Composite materials applied to automotive structures have been developed in the last few years, due mainly to the introduction of new technologies for manufacturing them and the well known advantages of composites versus traditional materials. One of these new processes of manufacturing of textile preforms lead to 3D warp knitted composite sandwich structures.
The application of this process of manufacturing achieves significant reduction of labour and processing cost, in comparison with typical construction of composite parts.
In this paper, this manufacturing process of 3D composite sandwich preforms is described. A tipical composite sandwich structure is composed of skins and core.
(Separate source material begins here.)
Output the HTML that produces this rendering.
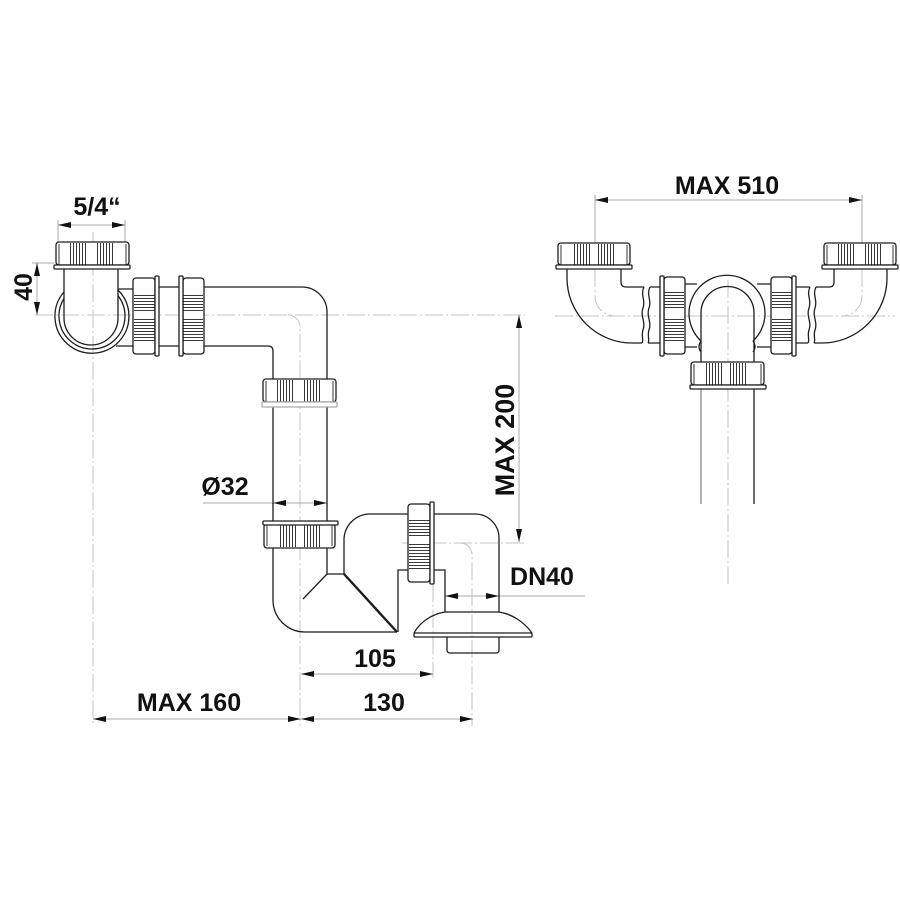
<!DOCTYPE html>
<html><head><meta charset="utf-8"><style>
html,body{margin:0;padding:0;background:#fff;}
svg{display:block;}
text{font-family:"Liberation Sans",sans-serif;font-weight:bold;font-size:25px;fill:#111;}
</style></head><body>
<svg width="900" height="899" viewBox="0 0 900 899" xmlns="http://www.w3.org/2000/svg">
<defs>
<pattern id="vs" width="3" height="6" patternUnits="userSpaceOnUse"><line x1="1.5" y1="0" x2="1.5" y2="6" stroke="#222" stroke-width="0.9"/></pattern>
<pattern id="hs" width="6" height="3" patternUnits="userSpaceOnUse"><line x1="0" y1="1.5" x2="6" y2="1.5" stroke="#222" stroke-width="0.9"/></pattern>
</defs>
<rect width="900" height="899" fill="#fff"/>

<!-- centerlines -->
<g stroke="#c4c4c4" stroke-width="1" fill="none" stroke-dasharray="18 3 2 3">
<path d="M93,232 L93,726"/>
<path d="M35,315 L525,315"/>
<path d="M288,315 A12,12 0 0 1 300,327 L300,726"/>
<path d="M402,543 L525,543"/>
<path d="M460,543 A12,12 0 0 1 472,555 L472,726"/>
<path d="M433,584 L433,678"/>
<path d="M555,316 L895,316"/>
<path d="M595,243 L595,296 A20,20 0 0 0 615,316"/>
<path d="M862,243 L862,296 A20,20 0 0 1 842,316"/>
<path d="M728,280 L728,587"/>
</g>

<!-- dimension lines -->
<g stroke="#aaa" stroke-width="1" fill="none">
<path d="M58,225 L125,225 M58,220 L58,242 M125,220 L125,242"/>
<path d="M37,263 L37,315 M32,263 L54,263"/>
<path d="M203,503 L327,503"/>
<path d="M519,315 L519,542"/>
<path d="M445,596 L585,596"/>
<path d="M301,674 L433,674"/>
<path d="M93,719 L473,719"/>
<path d="M595,200 L862,200 M595,195 L595,243 M862,195 L862,243"/>
</g>

<!-- arrows -->
<g fill="#111">
<polygon points="58,225 71,222 71,228"/><polygon points="125,225 112,222 112,228"/>
<polygon points="37,263 34,276 40,276"/><polygon points="37,315 34,302 40,302"/>
<polygon points="273,503 286,500 286,506"/><polygon points="327,503 314,500 314,506"/>
<polygon points="519,315 516,328 522,328"/><polygon points="519,542 516,529 522,529"/>
<polygon points="445,596 458,593 458,599"/><polygon points="499,596 486,593 486,599"/>
<polygon points="301,674 314,671 314,677"/><polygon points="433,674 420,671 420,677"/>
<polygon points="93,719 106,716 106,722"/><polygon points="301,719 288,716 288,722"/>
<polygon points="301,719 314,716 314,722"/><polygon points="473,719 460,716 460,722"/>
<polygon points="595,200 608,197 608,203"/><polygon points="862,200 849,197 849,203"/>
</g>

<!-- left drawing pipes -->
<g stroke="#1e1e1e" stroke-width="1.3" fill="none">
<path d="M64,269 L64,318 A27,27 0 0 0 118,318 L118,269"/>
<path d="M64,292 A37,37 0 1 0 118,290"/>
<path d="M64,298.5 A33,33 0 1 0 118,295.7"/>
<path d="M118,289 L133,289 M116,346 L133,346"/>
<path d="M159,287 L179,287 M159,346 L179,346"/>
<path d="M204,287 L302,287 A25,25 0 0 1 327,312 L327,380"/>
<path d="M204,346 L268,346 Q273,346 273,351 L273,380"/>
<path d="M273,407 L273,521 M327,407 L327,521"/>
<path d="M273,548 L273,600 A32,32 0 0 0 305,632 L397,632"/>
<path d="M327,548 L327,574 L344,574 M327,574 L303,599"/>
<path d="M344,574 L397,632" stroke-width="2.4"/>
<path d="M344,574 L344,540 A26,26 0 0 1 370,514 L408,514"/>
<path d="M434,514 L475,514 A24,24 0 0 1 499,538 L499,612"/>
<path d="M398,632 L398,570 L408,570 M434,570 L445,570 L445,612"/>
<path d="M445,612 L499,612 M445,612 C432,614 420,622 414,633 M499,612 C512,614 524,622 532,633"/>
<rect x="414" y="633" width="118" height="4" rx="1"/>
<path d="M447,637 L447,650 Q447,653 450,653 L496,653 Q499,653 499,650 L499,637"/>
</g>

<!-- right drawing pipes -->
<g stroke="#1e1e1e" stroke-width="1.3" fill="none">
<path d="M567,269 L567,278 A65,65 0 0 0 632,343 L642,343"/>
<path d="M621,269 L621,282 Q621,287 626,287 L644,287"/>
<path d="M644,287 C640,295 646,300 643,308 C640,316 646,322 643,330 C641,336 644,340 642,343"/>
<path d="M650,287 C646,295 652,300 649,308 C646,316 652,322 649,330 C647,336 650,340 648,343"/>
<path d="M650,287 L660,287 M648,343 L660,343"/>
<path d="M685,284 L697,284 M685,347 L697,347"/>
<path d="M701,341 A38,38 0 1 1 753,341"/>
<path d="M701,341 Q697,347 701,352 M753,341 Q757,347 753,352"/>
<path d="M701,362 L701,313 A26.5,26.5 0 0 1 754,313 L754,362"/>
<path d="M757,284 L771,284 M757,347 L771,347"/>
<path d="M796,287 L810,287 M796,343 L808,343"/>
<path d="M810,287 C806,295 812,300 809,308 C806,316 812,322 809,330 C807,336 810,340 808,343"/>
<path d="M816,287 C812,295 818,300 815,308 C812,316 818,322 815,330 C813,336 816,340 814,343"/>
<path d="M816,287 L829,287 Q834,287 834,282 L834,269"/>
<path d="M814,343 L822,343 A65,65 0 0 0 887,278 L887,269"/>
<path d="M754,389 L754,504"/>
<path d="M701,389 L701,504" stroke="#888"/>
</g>

<!-- vertical-axis nuts -->
<g stroke="#1e1e1e" stroke-width="1.3">
<rect x="56" y="242" width="73" height="23" rx="3" fill="#fff"/>
<rect x="70" y="243" width="18" height="22" fill="url(#vs)" stroke="none"/>
<rect x="95" y="243" width="18" height="22" fill="url(#vs)" stroke="none"/>
<path d="M59,244 L59,265 M126,244 L126,265" stroke-width="0.9"/>
<rect x="54" y="265" width="76" height="4" rx="1" fill="#fff"/>

<rect x="263" y="379" width="73" height="23" rx="3" fill="#fff"/>
<rect x="277" y="380" width="18" height="22" fill="url(#vs)" stroke="none"/>
<rect x="302" y="380" width="18" height="22" fill="url(#vs)" stroke="none"/>
<path d="M266,381 L266,402 M333,381 L333,402" stroke-width="0.9"/>
<rect x="262" y="402" width="75" height="5" rx="1" fill="#fff" stroke="#aaa"/>

<rect x="264" y="524" width="71" height="24" rx="3" fill="#fff"/>
<rect x="278" y="525" width="18" height="22" fill="url(#vs)" stroke="none"/>
<rect x="303" y="525" width="18" height="22" fill="url(#vs)" stroke="none"/>
<path d="M267,525 L267,546 M332,525 L332,546" stroke-width="0.9"/>
<rect x="263" y="521" width="75" height="4" rx="1" fill="#fff"/>

<rect x="558" y="243" width="72" height="22" rx="3" fill="#fff"/>
<rect x="572" y="244" width="18" height="21" fill="url(#vs)" stroke="none"/>
<rect x="597" y="244" width="18" height="21" fill="url(#vs)" stroke="none"/>
<path d="M561,245 L561,265 M627,245 L627,265" stroke-width="0.9"/>
<rect x="556" y="265" width="76" height="4" rx="1" fill="#fff"/>

<rect x="824" y="243" width="72" height="22" rx="3" fill="#fff"/>
<rect x="838" y="244" width="18" height="21" fill="url(#vs)" stroke="none"/>
<rect x="863" y="244" width="18" height="21" fill="url(#vs)" stroke="none"/>
<path d="M827,245 L827,265 M893,245 L893,265" stroke-width="0.9"/>
<rect x="822" y="265" width="76" height="4" rx="1" fill="#fff"/>

<rect x="691" y="362" width="73" height="23" rx="3" fill="#fff"/>
<rect x="705" y="363" width="18" height="22" fill="url(#vs)" stroke="none"/>
<rect x="730" y="363" width="18" height="22" fill="url(#vs)" stroke="none"/>
<path d="M694,364 L694,385 M761,364 L761,385" stroke-width="0.9"/>
<rect x="690" y="385" width="76" height="4" rx="1" fill="#fff"/>
</g>

<!-- horizontal-axis nuts -->
<g stroke="#1e1e1e" stroke-width="1.3">
<rect x="133" y="278" width="22" height="76" rx="3" fill="#fff"/>
<rect x="134" y="293" width="21" height="18" fill="url(#hs)" stroke="none"/>
<rect x="134" y="318" width="21" height="25" fill="url(#hs)" stroke="none"/>
<rect x="155" y="276" width="4" height="80" rx="1" fill="#fff"/>

<rect x="183" y="278" width="21" height="76" rx="3" fill="#fff"/>
<rect x="183" y="293" width="20" height="18" fill="url(#hs)" stroke="none"/>
<rect x="183" y="318" width="20" height="25" fill="url(#hs)" stroke="none"/>
<rect x="179" y="276" width="4" height="80" rx="1" fill="#fff"/>

<rect x="408" y="504" width="22" height="78" rx="3" fill="#fff"/>
<rect x="409" y="519" width="21" height="18" fill="url(#hs)" stroke="none"/>
<rect x="409" y="544" width="21" height="25" fill="url(#hs)" stroke="none"/>
<rect x="430" y="502" width="4" height="82" rx="1" fill="#fff"/>

<rect x="664" y="277" width="21" height="77" rx="3" fill="#fff"/>
<rect x="664" y="292" width="20" height="18" fill="url(#hs)" stroke="none"/>
<rect x="664" y="317" width="20" height="25" fill="url(#hs)" stroke="none"/>
<rect x="660" y="276" width="4" height="80" rx="1" fill="#fff"/>

<rect x="771" y="277" width="21" height="77" rx="3" fill="#fff"/>
<rect x="772" y="292" width="20" height="18" fill="url(#hs)" stroke="none"/>
<rect x="772" y="317" width="20" height="25" fill="url(#hs)" stroke="none"/>
<rect x="792" y="276" width="4" height="80" rx="1" fill="#fff"/>
</g>

<!-- labels -->
<text x="97" y="215" text-anchor="middle">5/4“</text>
<text transform="translate(32,287) rotate(-90)" text-anchor="middle">40</text>
<text x="225" y="495" text-anchor="middle">Ø32</text>
<text transform="translate(514,440) rotate(-90)" text-anchor="middle" style="font-size:27px">MAX 200</text>
<text x="542" y="585" text-anchor="middle">DN40</text>
<text x="375" y="667" text-anchor="middle">105</text>
<text x="189" y="711" text-anchor="middle">MAX 160</text>
<text x="384" y="711" text-anchor="middle">130</text>
<text x="727" y="194" text-anchor="middle">MAX 510</text>
</svg>
</body></html>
However, 3D composite sandwich structures are characterised by the existence of transversal fibers which join one skin to the other.
Resultant preforms have the mechanical advantages of classical composite sandwich structures, as a high specific stiffness versus bending. Moreover 3D composite sandwich structures possess high strength versus delamination and peeling due to the transversal fibers. Therefore, these 3D sandwich structures are very interesting for a great number of applications of automotive parts subjected to out and in plane stresses. In the present work, the characteristics of 3D composite sandwich structures for application to automotive parts are described in detail.
Finally, a set of automotive applications of these 3D sandwich structures are shown, ie., a hood, a floor structure and a shock energy absorber. Different experimental tests were carried out in order to obtain the behaviour of 3D composite sandwich structures, at the same time, numerical simulations by means of Finite Element Method were taken into account and correlations were obtained.